Monday, September 05, 2005

Storm Exposed Disarray at the Top

From the Washington Post courtesy of...well, I forget; it's probably from
Kos or Eschaton, maybe This Modern World:

New leaders such as Allbaugh were critical of FEMA's natural disaster focus and lectured senior managers about the need to adjust to the post-9/11 fear of terrorism. So did his friend Michael D. Brown, a lawyer with no previous disaster management experience whom Allbaugh brought in as his deputy and who now has the top FEMA post. "Allbaugh's quote was 'You don't get it,' " recalled the senior FEMA official, who spoke on the condition of anonymity. "If you brought up natural disasters, you were accused of being a pre-9/11 thinker." The result, the official said, was that "FEMA was being taxed by the department, having money and slots taken. Because we didn't conform with the mission of the agency."

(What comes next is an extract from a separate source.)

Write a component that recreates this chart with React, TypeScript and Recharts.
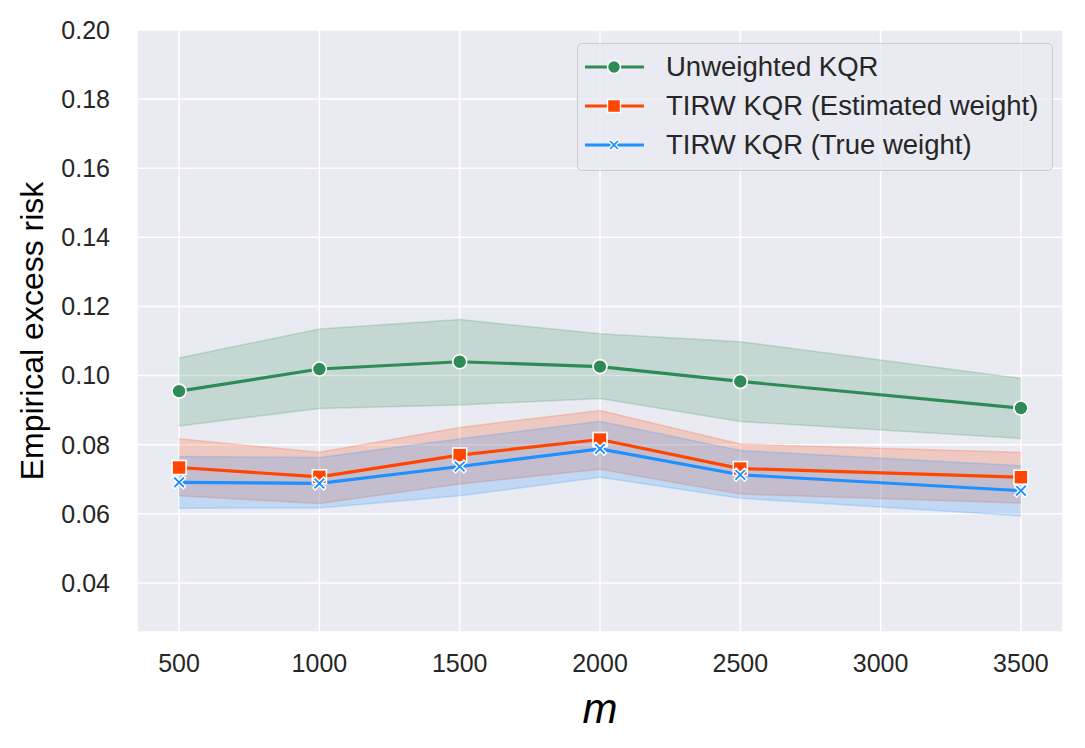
import React from "react";
import { Area, CartesianGrid, ComposedChart, Line, XAxis, YAxis } from "recharts";

const mValues = [500, 1000, 1500, 2000, 2500, 3500];

const unweighted = [0.0955, 0.1019, 0.104, 0.1026, 0.0983, 0.0906];
const unweightedLow = [0.0854, 0.0905, 0.0915, 0.0934, 0.0867, 0.0818];
const unweightedHigh = [0.1051, 0.1135, 0.1162, 0.1121, 0.1098, 0.0992];

const estimated = [0.0734, 0.0707, 0.077, 0.0815, 0.0731, 0.0706];
const estimatedLow = [0.0652, 0.063, 0.0686, 0.0729, 0.0657, 0.0631];
const estimatedHigh = [0.0817, 0.0778, 0.085, 0.0899, 0.0802, 0.0778];

const trueW = [0.0691, 0.0688, 0.0737, 0.0788, 0.0713, 0.0667];
const trueLow = [0.0616, 0.0617, 0.0652, 0.0706, 0.0645, 0.0594];
const trueHigh = [0.0766, 0.0763, 0.0817, 0.0868, 0.0783, 0.0739];

const xTicks = [500, 1000, 1500, 2000, 2500, 3000, 3500];
const yTicks = [0.04, 0.06, 0.08, 0.1, 0.12, 0.14, 0.16, 0.18, 0.2];

const data = mValues.map((m, i) => ({
  m,
  g: unweighted[i],
  gBand: [unweightedLow[i], unweightedHigh[i]],
  o: estimated[i],
  oBand: [estimatedLow[i], estimatedHigh[i]],
  b: trueW[i],
  bBand: [trueLow[i], trueHigh[i]],
}));

const GREEN = "#2E8B57";
const ORANGE = "#FF4500";
const BLUE = "#1E90FF";
const FONT = "'Liberation Sans', Arial, sans-serif";

const circle = (r: number) => (p: any) =>
  p.cx == null ? null : (
    <circle key={p.index} cx={p.cx} cy={p.cy} r={r} fill={GREEN} stroke="#fff" strokeWidth={1.6} />
  );

const square = (s: number) => (p: any) =>
  p.cx == null ? null : (
    <rect key={p.index} x={p.cx - s / 2} y={p.cy - s / 2} width={s} height={s} fill={ORANGE} stroke="#fff" strokeWidth={1.6} />
  );

const xPath = (cx: number, cy: number, s: number, w: number) => {
  const pts = [
    [-s, -s + w], [-s + w, -s], [0, -w], [s - w, -s], [s, -s + w], [w, 0],
    [s, s - w], [s - w, s], [0, w], [-s + w, s], [-s, s - w], [-w, 0],
  ];
  return "M" + pts.map(([x, y]) => `${cx + x},${cy + y}`).join("L") + "Z";
};

const cross = (s: number, w: number) => (p: any) =>
  p.cx == null ? null : (
    <path key={p.index} d={xPath(p.cx, p.cy, s, w)} fill={BLUE} stroke="#fff" strokeWidth={1.4} />
  );

const legendItems = [
  { label: "Unweighted KQR", color: GREEN, marker: "circle" },
  { label: "TIRW KQR (Estimated weight)", color: ORANGE, marker: "square" },
  { label: "TIRW KQR (True weight)", color: BLUE, marker: "x" },
];

function LegendBox() {
  return (
    <div
      style={{
        position: "absolute",
        left: 577,
        top: 43,
        width: 476,
        height: 128,
        background: "rgba(234,234,242,0.8)",
        border: "1.5px solid #cccccc",
        borderRadius: 5,
        boxSizing: "border-box",
        padding: "3px 0 0 0",
        fontFamily: FONT,
        fontSize: 27.5,
        color: "#262626",
      }}
    >
      {legendItems.map((it) => (
        <div key={it.label} style={{ display: "flex", alignItems: "center", height: 39 }}>
          <svg width={88} height={30}>
            <line x1={7} x2={66} y1={15} y2={15} stroke={it.color} strokeWidth={3.2} />
            {it.marker === "circle" && <circle cx={36} cy={15} r={6.5} fill={it.color} stroke="#fff" strokeWidth={1.5} />}
            {it.marker === "square" && <rect x={29.5} y={8.5} width={13} height={13} fill={it.color} stroke="#fff" strokeWidth={1.5} />}
            {it.marker === "x" && <path d={xPath(36, 15, 5.5, 2)} fill={it.color} stroke="#fff" strokeWidth={1.2} />}
          </svg>
          <span>{it.label}</span>
        </div>
      ))}
    </div>
  );
}

export default function App() {
  return (
    <div style={{ position: "absolute", left: 0, top: 0, width: 1085, height: 748, background: "#fff" }}>
      <ComposedChart
        width={1085}
        height={748}
        data={data}
        margin={{ top: 30, right: 22, bottom: 86, left: 77 }}
      >
        <CartesianGrid fill="#EAEAF2" stroke="#fff" strokeWidth={1.5} />
        <XAxis
          dataKey="m"
          type="number"
          domain={[350, 3650]}
          ticks={xTicks}
          allowDataOverflow
          axisLine={false}
          tickLine={false}
          height={30}
          tickMargin={16}
          tick={{ fontSize: 25, fill: "#262626", fontFamily: FONT }}
          label={{
            content: (p: any) => (
              <text
                x={p.viewBox.x + p.viewBox.width / 2}
                y={p.viewBox.y + 91}
                textAnchor="middle"
                fontFamily={FONT}
                fontStyle="italic"
                fontSize={42}
                fill="#000"
              >
                m
              </text>
            ),
          }}
        />
        <YAxis
          type="number"
          domain={[0.0258, 0.2]}
          ticks={yTicks}
          allowDataOverflow
          axisLine={false}
          tickLine={false}
          width={60}
          tickMargin={21}
          tickFormatter={(v: number) => v.toFixed(2)}
          tick={{ fontSize: 25, fill: "#262626", fontFamily: FONT }}
          label={{
            content: (p: any) => (
              <text
                transform={`translate(${p.viewBox.x - 34}, ${p.viewBox.y + p.viewBox.height / 2}) rotate(-90)`}
                textAnchor="middle"
                fontFamily={FONT}
                fontSize={32}
                fill="#000"
              >
                Empirical excess risk
              </text>
            ),
          }}
        />
        <Area dataKey="gBand" stroke={GREEN} strokeOpacity={0.2} strokeWidth={1.5} fill={GREEN} fillOpacity={0.2} isAnimationActive={false} dot={false} activeDot={false} />
        <Area dataKey="oBand" stroke={ORANGE} strokeOpacity={0.2} strokeWidth={1.5} fill={ORANGE} fillOpacity={0.2} isAnimationActive={false} dot={false} activeDot={false} />
        <Area dataKey="bBand" stroke={BLUE} strokeOpacity={0.2} strokeWidth={1.5} fill={BLUE} fillOpacity={0.2} isAnimationActive={false} dot={false} activeDot={false} />
        <Line dataKey="g" stroke={GREEN} strokeWidth={3.2} dot={circle(7)} activeDot={false} isAnimationActive={false} />
        <Line dataKey="o" stroke={ORANGE} strokeWidth={3.2} dot={square(14)} activeDot={false} isAnimationActive={false} />
        <Line dataKey="b" stroke={BLUE} strokeWidth={3.2} dot={cross(6.5, 2.3)} activeDot={false} isAnimationActive={false} />
      </ComposedChart>
      <LegendBox />
    </div>
  );
}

"I'm guilty of saying, 'you don't get it,' " Allbaugh said. "Absolutely." The former FEMA chief said he had encountered bureaucratic resistance to thinking about a "monumental" disaster, such as Katrina or 9/11, rather than the more standard diet of "tornadoes and rising waters."

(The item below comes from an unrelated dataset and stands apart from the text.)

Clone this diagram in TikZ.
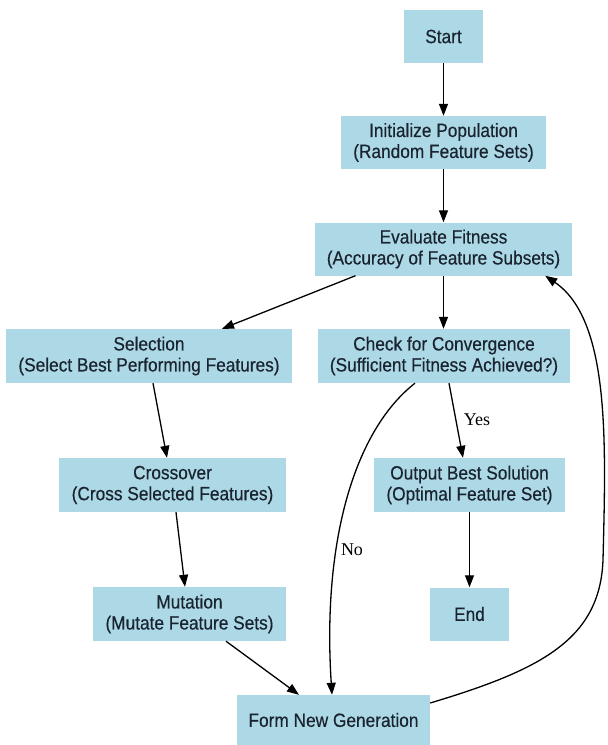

But experts in emergency response inside and outside the government sounded warnings about the changes at FEMA. Peacock said FEMA's traditional emphasis on emergency response "all went up in smoke" after 9/11, creating a "blind spot" as a result of a "police-action, militaristic view" of homeland security. When it came to natural disasters, "It was not only forgetting about it, it was not funding it."

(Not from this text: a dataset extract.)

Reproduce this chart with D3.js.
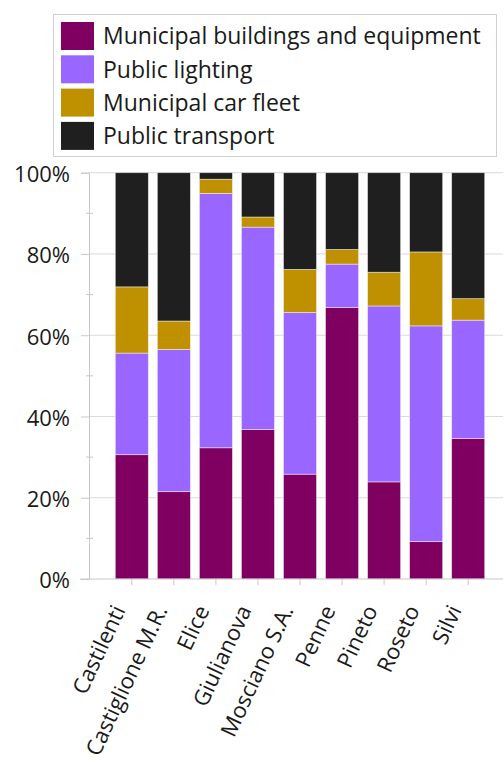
<!DOCTYPE html>
<html>
<head>
<meta charset="utf-8">
<script src="https://cdn.jsdelivr.net/npm/d3@7"></script>
<style>
  html, body { margin: 0; padding: 0; background: #fff; }
  svg { display: block; }
  text { font-family: "Open Sans", sans-serif; fill: #1a1a1a; }
</style>
</head>
<body>
<svg id="chart" width="504" height="762"></svg>
<script>
const categories = ["Castilenti", "Castiglione M.R.", "Elice", "Giulianova", "Mosciano S.A.", "Penne", "Pineto", "Roseto", "Silvi"];
const seriesNames = ["Municipal buildings and equipment", "Public lighting", "Municipal car fleet", "Public transport"];
const municipalBuildings = [30.6, 21.5, 32.3, 36.8, 25.8, 66.8, 23.9, 9.2, 34.6];
const publicLighting     = [25.0, 35.0, 62.6, 49.8, 39.8, 10.7, 43.3, 53.1, 29.1];
const carFleet           = [16.3, 7.0, 3.5, 2.5, 10.6, 3.6, 8.3, 18.2, 5.3];
const publicTransport    = [28.1, 36.5, 1.6, 10.9, 23.8, 18.9, 24.5, 19.5, 31.0];
const yTicks = [0, 20, 40, 60, 80, 100];
const yMinorTicks = [10, 30, 50, 70, 90];
const colors = ["#7f0060", "#9966ff", "#bf9000", "#1f1f1f"];

const series = [municipalBuildings, publicLighting, carFleet, publicTransport];
const table = categories.map((c, i) => {
  const row = { category: c };
  seriesNames.forEach((s, j) => row[s] = series[j][i]);
  return row;
});

const svg = d3.select("#chart");
const axisX0 = 89, plotRight = 503, plotTop = 172.7, plotBottom = 579;

const x = d3.scaleBand().domain(categories).range([110.8, 489.2]).paddingInner(0.214).paddingOuter(0.107);
const y = d3.scaleLinear().domain([0, 100]).range([plotBottom, plotTop]);

// gridlines
svg.append("g").selectAll("line").data(yTicks.filter(d => d > 0)).join("line")
  .attr("x1", axisX0).attr("x2", plotRight)
  .attr("y1", d => y(d)).attr("y2", d => y(d))
  .attr("stroke", "#d9d9d9").attr("stroke-width", 1);

// y axis
const yAxis = d3.axisLeft(y).tickValues(yTicks).tickFormat(d => d + "%").tickSize(8).tickPadding(11);
const yg = svg.append("g").attr("transform", `translate(${axisX0},0)`).call(yAxis);
yg.select(".domain").attr("stroke", "#c8c8c8");
yg.selectAll(".tick line").attr("stroke", "#c8c8c8");
yg.selectAll(".tick text").attr("font-size", 22).attr("font-family", "Open Sans, sans-serif").attr("fill", "#1a1a1a").attr("dy", "0.4em");
// minor ticks
svg.append("g").selectAll("line").data(yMinorTicks).join("line")
  .attr("x1", axisX0 - 3).attr("x2", axisX0 + 4)
  .attr("y1", d => y(d)).attr("y2", d => y(d))
  .attr("stroke", "#c8c8c8");

// bars
const stack = d3.stack().keys(seriesNames);
const stacked = stack(table);
svg.append("g").selectAll("g").data(stacked).join("g")
  .attr("fill", (d, i) => colors[i])
  .selectAll("rect").data(d => d).join("rect")
  .attr("x", d => x(d.data.category))
  .attr("width", x.bandwidth())
  .attr("y", d => y(d[1]))
  .attr("height", d => y(d[0]) - y(d[1]))
  .attr("stroke", "#ffffff").attr("stroke-opacity", 0.55).attr("stroke-width", 0.8);

// x axis
const xAxis = d3.axisBottom(x).tickSize(6).tickFormat("");
const xg = svg.append("g").attr("transform", `translate(0,${plotBottom})`).call(xAxis);
xg.select(".domain").remove();
xg.selectAll(".tick line").attr("stroke", "#c8c8c8");
svg.append("line").attr("x1", 80).attr("x2", plotRight).attr("y1", plotBottom).attr("y2", plotBottom).attr("stroke", "#c8c8c8");

svg.append("g").selectAll("text").data(categories).join("text")
  .attr("transform", d => `translate(${x(d) + x.bandwidth() / 2 - 6},${plotBottom + 31}) rotate(-65)`)
  .attr("text-anchor", "end")
  .attr("font-size", 22)
  .text(d => d);

// legend
const lg = svg.append("g");
lg.append("rect").attr("x", 53.5).attr("y", 14.5).attr("width", 443).attr("height", 142)
  .attr("fill", "#fff").attr("stroke", "#d0d0d0");
const rows = lg.selectAll("g.item").data(seriesNames).join("g").attr("class", "item")
  .attr("transform", (d, i) => `translate(61,${22 + i * 33.3})`);
rows.append("rect").attr("width", 33).attr("height", 28).attr("fill", (d, i) => colors[i]);
rows.append("text").attr("x", 42).attr("y", 14).attr("dy", "0.36em").attr("font-size", 23).text(d => d);
</script>
</body>
</html>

Jack Harrald, director of the Institute for Crisis, Disaster, and Risk Management at George Washington University, said FEMA's natural disaster focus was nearly liquidated. "We ended up spending a lot of money on infrastructure protection and not the resiliency of the actual infrastructure," Harrald said. "The people who came in from the military and terrorist world thought we had the natural disaster thing fixed."


Click
here for the rest.

This sounds very much like the attitude evidenced by the Bush administration toward terrorism in the months before 9/11. That is, early on, Bush staffers are on record as having criticized the Clinton administration as being "obsessed" with Osama bin Laden--the White House then proceeded to de-emphasize terrorism as a priority, and started focusing on missile defense and other cold war toys and games. Then 9/11 happened, and Bush changed his priorities accordingly. I think. Anyway, the long and the short of all this is that it appears that FEMA simply lost sight of what it was supposed to be doing. Now, thousands more than were lost on 9/11 are dead, and Bush, through his negligence, is responsible.